We rely not only on cognitive intelligence, but also on forms of intelligence that are often overlooked in decision making:
• emotional intelligence — our ability to recognise values, motivations, and meaning
• somatic or physical intelligence — signals from the body such as stress, tension, or energy
• intuitive intelligence — pattern recognition built through experience
• practical intelligence — learning through action and real-world experimentation
When decisions rely on only one of these dimensions — typically logic — we often miss important signals that could guide us more effectively.
The HLA framework aims to integrate these forms of intelligence rather than treating them as separate.
The Hidden Forces That Shape Our Decisions
Many people sense that their current direction is not fully aligned with who they are becoming, yet they continue on the same path.
This is rarely due to a lack of capability or intelligence. More often it is shaped by:
• fear of uncertainty or failure
• scarcity thinking and perceived risk
• external expectations from organisations, family, or society
• momentum created by past decisions
Over time these forces can lead people to optimise for stability or validation rather than genuine alignment.
Understanding these dynamics is an important step in making more conscious decisions about our direction.
Purpose and the Courage to Explore It
Most people sense, at some level, that their lives could be directed toward something meaningful.
However, discovering and pursuing that direction often requires uncertainty, experimentation, courage, and self-trust.
It involves asking difficult questions:
What kind of work genuinely matters to me?
What kind of life do I want to build?
What am I willing to explore, even without guarantees?
The purpose of this work is not to provide simple answers, but to create frameworks that help people navigate these questions more consciously.
Following a Path vs. Creating One
Many careers and life choices follow paths that are already well defined.
These paths offer structure, predictability, and social validation. For that reason, they often feel safe and appealing.
But the most meaningful work rarely exists on well-paved roads. The decisions and directions that truly fit you are often unique and cannot simply be copied from someone else’s path.
At certain points in life, you may need to step away from predefined trajectories and begin shaping your own direction - through exploration, experimentation, and learning.
This is where Action becomes essential. Clarity about important decisions rarely emerges from thinking alone. It develops through trying, observing, adjusting, and gradually discovering what truly works for you.

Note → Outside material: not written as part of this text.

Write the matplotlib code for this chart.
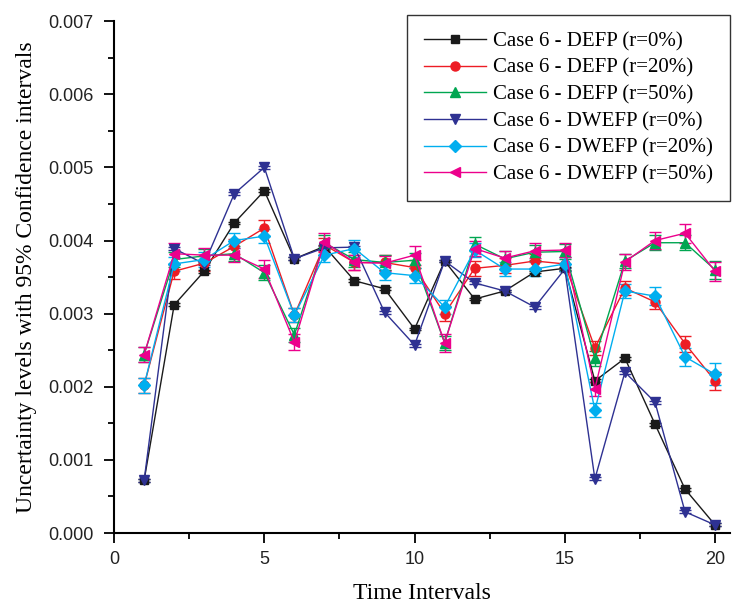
import numpy as np
import matplotlib.pyplot as plt
from matplotlib.ticker import MultipleLocator, FormatStrFormatter

# time intervals 1..20
t = list(range(1, 21))

# Case 6 - DEFP
defp_r0 = [0.00072, 0.00312, 0.00358, 0.00424, 0.00468, 0.00375, 0.00392, 0.00345, 0.00334, 0.00279,
           0.00372, 0.00320, 0.00331, 0.00357, 0.00362, 0.00208, 0.00239, 0.00149, 0.00060, 0.00011]
defp_r20 = [0.00202, 0.00358, 0.00369, 0.00392, 0.00417, 0.00298, 0.00394, 0.00370, 0.00370, 0.00363,
            0.00300, 0.00362, 0.00366, 0.00372, 0.00368, 0.00253, 0.00335, 0.00316, 0.00259, 0.00208]
defp_r50 = [0.00244, 0.00374, 0.00379, 0.00382, 0.00356, 0.00271, 0.00397, 0.00374, 0.00370, 0.00373,
            0.00260, 0.00395, 0.00375, 0.00384, 0.00385, 0.00239, 0.00372, 0.00397, 0.00397, 0.00360]
# Case 6 - DWEFP
dwefp_r0 = [0.00072, 0.00389, 0.00368, 0.00464, 0.00500, 0.00375, 0.00390, 0.00391, 0.00302, 0.00257,
            0.00372, 0.00342, 0.00331, 0.00309, 0.00361, 0.00074, 0.00220, 0.00179, 0.00029, 0.00011]
dwefp_r20 = [0.00202, 0.00368, 0.00374, 0.00400, 0.00406, 0.00298, 0.00380, 0.00389, 0.00356, 0.00352,
             0.00309, 0.00387, 0.00361, 0.00361, 0.00368, 0.00168, 0.00331, 0.00324, 0.00241, 0.00217]
dwefp_r50 = [0.00244, 0.00382, 0.00380, 0.00380, 0.00361, 0.00261, 0.00398, 0.00370, 0.00369, 0.00380,
             0.00260, 0.00389, 0.00376, 0.00386, 0.00387, 0.00197, 0.00371, 0.00400, 0.00410, 0.00358]

# half widths of the 95% confidence intervals
err_r0 = [0.00002] * 20
err_defp_r20 = [0.00010, 0.00010, 0.00010, 0.00010, 0.00011, 0.00010, 0.00010, 0.00010, 0.00010, 0.00011,
                0.00010, 0.00010, 0.00010, 0.00010, 0.00010, 0.00010, 0.00010, 0.00010, 0.00011, 0.00012]
err_defp_r50 = [0.00010, 0.00010, 0.00010, 0.00010, 0.00010, 0.00010, 0.00010, 0.00010, 0.00010, 0.00010,
                0.00010, 0.00010, 0.00010, 0.00010, 0.00010, 0.00010, 0.00010, 0.00010, 0.00010, 0.00012]
err_dwefp_r20 = [0.00010, 0.00010, 0.00010, 0.00010, 0.00010, 0.00010, 0.00010, 0.00012, 0.00010, 0.00010,
                 0.00010, 0.00010, 0.00010, 0.00010, 0.00010, 0.00010, 0.00010, 0.00012, 0.00012, 0.00015]
err_dwefp_r50 = [0.00010, 0.00014, 0.00010, 0.00010, 0.00012, 0.00011, 0.00012, 0.00010, 0.00010, 0.00013,
                 0.00012, 0.00010, 0.00010, 0.00010, 0.00010, 0.00010, 0.00011, 0.00012, 0.00013, 0.00013]

labels = ['Case 6 - DEFP (r=0%)', 'Case 6 - DEFP (r=20%)', 'Case 6 - DEFP (r=50%)',
          'Case 6 - DWEFP (r=0%)', 'Case 6 - DWEFP (r=20%)', 'Case 6 - DWEFP (r=50%)']
series = [defp_r0, defp_r20, defp_r50, dwefp_r0, dwefp_r20, dwefp_r50]
errors = [err_r0, err_defp_r20, err_defp_r50, err_r0, err_dwefp_r20, err_dwefp_r50]
colors = ['#1a1a1a', '#ed1c24', '#00a651', '#2e3192', '#00aeef', '#ec008c']
markers = ['s', 'o', '^', 'v', 'D', '<']
msizes = [6, 6.5, 7, 7, 6, 7]

fig = plt.figure(figsize=(7.36, 6.05), dpi=100)
ax = fig.add_axes([0.155, 0.119, 0.837, 0.846])

for y, e, c, m, ms, lab in zip(series, errors, colors, markers, msizes, labels):
    ax.errorbar(t, y, yerr=e, color=c, marker=m, markersize=ms, linewidth=1.0,
                elinewidth=1.0, capsize=4, capthick=1.0, ecolor=c, label=lab)

ax.set_xlim(0, 20.5)
ax.set_ylim(0, 0.007)
ax.xaxis.set_major_locator(MultipleLocator(5))
ax.xaxis.set_minor_locator(MultipleLocator(2.5))
ax.yaxis.set_major_locator(MultipleLocator(0.001))
ax.yaxis.set_minor_locator(MultipleLocator(0.0005))
ax.yaxis.set_major_formatter(FormatStrFormatter('%.3f'))

ax.spines['top'].set_visible(False)
ax.spines['right'].set_visible(False)
ax.spines['left'].set_linewidth(1.5)
ax.spines['bottom'].set_linewidth(1.5)
ax.tick_params(which='major', direction='out', length=7, width=1.3)
ax.tick_params(which='minor', direction='out', length=4, width=1.3)
ax.tick_params(axis='y', which='major', pad=8)
ax.tick_params(axis='x', which='major', pad=6)
for lbl in ax.get_xticklabels() + ax.get_yticklabels():
    lbl.set_fontfamily('Liberation Sans')
    lbl.set_fontsize(13)
    lbl.set_color('#222222')

ax.set_xlabel('Time Intervals', family='Liberation Serif', fontsize=17, labelpad=11)
ax.set_ylabel('Uncertainty levels with 95% Confidence intervals', family='Liberation Serif', fontsize=17, labelpad=8)

handles, labs = ax.get_legend_handles_labels()
handles = [h[0] for h in handles]
leg = ax.legend(handles, labs, loc='upper right', prop={'family': 'Liberation Serif', 'size': 15},
                frameon=True, fancybox=False, edgecolor='black', handlelength=3.0, handletextpad=0.35,
                borderpad=0.8, labelspacing=0.34, borderaxespad=0, bbox_to_anchor=(1.0, 1.012))
leg.get_frame().set_linewidth(1.0)

fig.savefig('out.png', dpi=100)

Instead of following a path that already exists, you begin paving one that reflects who you are - leading your life rather than simply following.
Excellence Requires Genuine Belief
Sustained excellence rarely emerges from effort alone.
People can perform competently in roles they do not fully believe in, but it is difficult to develop true mastery when there is a deep disconnect between what we do and what we believe matters.
Belief creates energy, persistence, and resilience - the qualities required to navigate complexity and setbacks.
This is why the Heart component of the framework is so important. Direction and meaning often determine whether effort becomes sustainable over time.
Letting Go Creates Space for What Comes Next
Progress in life and career is not only about choosing what to pursue.
It is also about recognising what no longer fits.
Roles, identities, ambitions, and paths that once made sense may eventually stop reflecting who we are becoming. Yet many people continue holding on to them out of habit, security, or fear of uncertainty.
But meaningful change rarely happens while we remain tightly attached to the past.
In nature, growth often requires cycles of release and renewal. New possibilities emerge only when space is created for them.
The same principle applies to our decisions.
Sometimes the most important step is not adding something new, but letting go of what no longer belongs.
By doing so, we create the conditions for new directions, opportunities, and identities to emerge - often ones that are more aligned with who we are becoming.